» **YOUR GOAL**
Omit every picture, and retype the lines that run from the beginning of the data below through the line containing "ax = fig.add_axes([0.1307, 0.140, 0.8463, 0.7996])", inclusive.
--- start ---
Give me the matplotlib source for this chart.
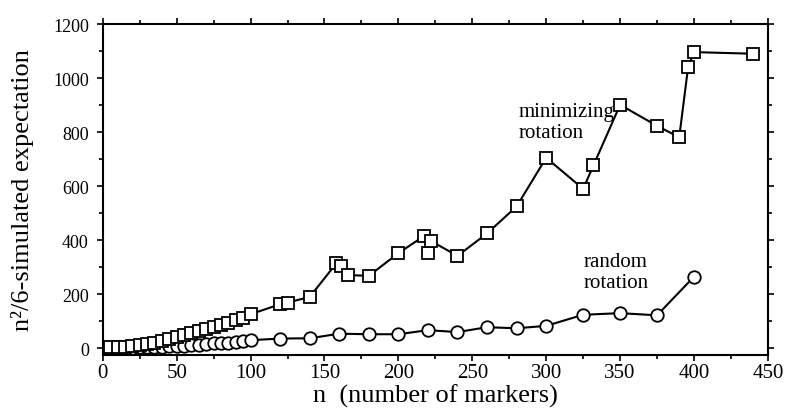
import matplotlib.pyplot as plt
from matplotlib.ticker import MultipleLocator

plt.rcParams['font.family'] = ['Liberation Serif', 'DejaVu Serif']

# minimizing rotation (squares)
n_min = [5, 10, 15, 20, 25, 30, 35, 40, 45, 50, 55, 60, 65, 70, 75, 80, 85, 90, 95, 100,
         120, 125, 140, 158, 161, 166, 180, 200, 217, 220, 222, 240, 260, 280, 300,
         325, 332, 350, 375, 390, 396, 400, 440]
v_min = [3, 5, 6, 10, 12, 15, 20, 27, 33, 42, 50, 58, 64, 70, 77, 88, 95, 105, 111, 126,
         163, 169, 190, 314, 305, 271, 268, 352, 414, 352, 397, 342, 425, 525, 705,
         590, 677, 901, 823, 781, 1040, 1096, 1090]

# random rotation (circles)
n_rand = [5, 10, 15, 20, 25, 30, 35, 40, 45, 50, 55, 60, 65, 70, 75, 80, 85, 90, 95, 100,
          120, 140, 160, 180, 200, 220, 240, 260, 280, 300, 325, 350, 375, 400]
v_rand = [0, 1, 1, 2, 3, 4, 4, 5, 7, 8, 10, 12, 14, 16, 18, 20, 21, 25, 27, 30,
          36, 37, 54, 52, 52, 67, 60, 78, 74, 83, 124, 130, 122, 265]

fig = plt.figure(figsize=(7.86, 4.14), dpi=100)
ax = fig.add_axes([0.1307, 0.140, 0.8463, 0.7996])

ax.plot(n_rand, v_rand, '-', color='black', lw=1.5, marker='o', ms=9,
        mfc='white', mec='black', mew=1.3)
ax.plot(n_min, v_min, '-', color='black', lw=1.5, marker='s', ms=9,
        mfc='white', mec='black', mew=1.3)

ax.text(281, 911, 'minimizing\nrotation', fontsize=15, va='top', ha='left', linespacing=1.1)
ax.text(325.6, 355, 'random\nrotation', fontsize=15, va='top', ha='left', linespacing=1.1)

ax.set_xlim(0, 450)
ax.set_ylim(-25, 1200)
ax.xaxis.set_major_locator(MultipleLocator(50))
ax.xaxis.set_minor_locator(MultipleLocator(25))
ax.yaxis.set_major_locator(MultipleLocator(200))
ax.yaxis.set_minor_locator(MultipleLocator(100))
ax.tick_params(which='both', direction='out', top=True, right=True, width=1.2)
ax.tick_params(which='major', length=4)
ax.tick_params(which='minor', length=3)
ax.tick_params(axis='x', labelsize=15, pad=2)
ax.tick_params(axis='y', labelsize=13, pad=6)
for s in ax.spines.values():
    s.set_linewidth(1.5)

ax.set_xlabel('n  (number of markers)', fontsize=19, labelpad=1)
ax.set_ylabel('n²/6-simulated expectation', fontsize=19, labelpad=14)

fig.savefig('out.png', dpi=100)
--- end ---
» **RESPONSE**
Give me the matplotlib source for this chart.
import matplotlib.pyplot as plt
from matplotlib.ticker import MultipleLocator

plt.rcParams['font.family'] = ['Liberation Serif', 'DejaVu Serif']

# minimizing rotation (squares)
n_min = [5, 10, 15, 20, 25, 30, 35, 40, 45, 50, 55, 60, 65, 70, 75, 80, 85, 90, 95, 100,
         120, 125, 140, 158, 161, 166, 180, 200, 217, 220, 222, 240, 260, 280, 300,
         325, 332, 350, 375, 390, 396, 400, 440]
v_min = [3, 5, 6, 10, 12, 15, 20, 27, 33, 42, 50, 58, 64, 70, 77, 88, 95, 105, 111, 126,
         163, 169, 190, 314, 305, 271, 268, 352, 414, 352, 397, 342, 425, 525, 705,
         590, 677, 901, 823, 781, 1040, 1096, 1090]

# random rotation (circles)
n_rand = [5, 10, 15, 20, 25, 30, 35, 40, 45, 50, 55, 60, 65, 70, 75, 80, 85, 90, 95, 100,
          120, 140, 160, 180, 200, 220, 240, 260, 280, 300, 325, 350, 375, 400]
v_rand = [0, 1, 1, 2, 3, 4, 4, 5, 7, 8, 10, 12, 14, 16, 18, 20, 21, 25, 27, 30,
          36, 37, 54, 52, 52, 67, 60, 78, 74, 83, 124, 130, 122, 265]

fig = plt.figure(figsize=(7.86, 4.14), dpi=100)
ax = fig.add_axes([0.1307, 0.140, 0.8463, 0.7996])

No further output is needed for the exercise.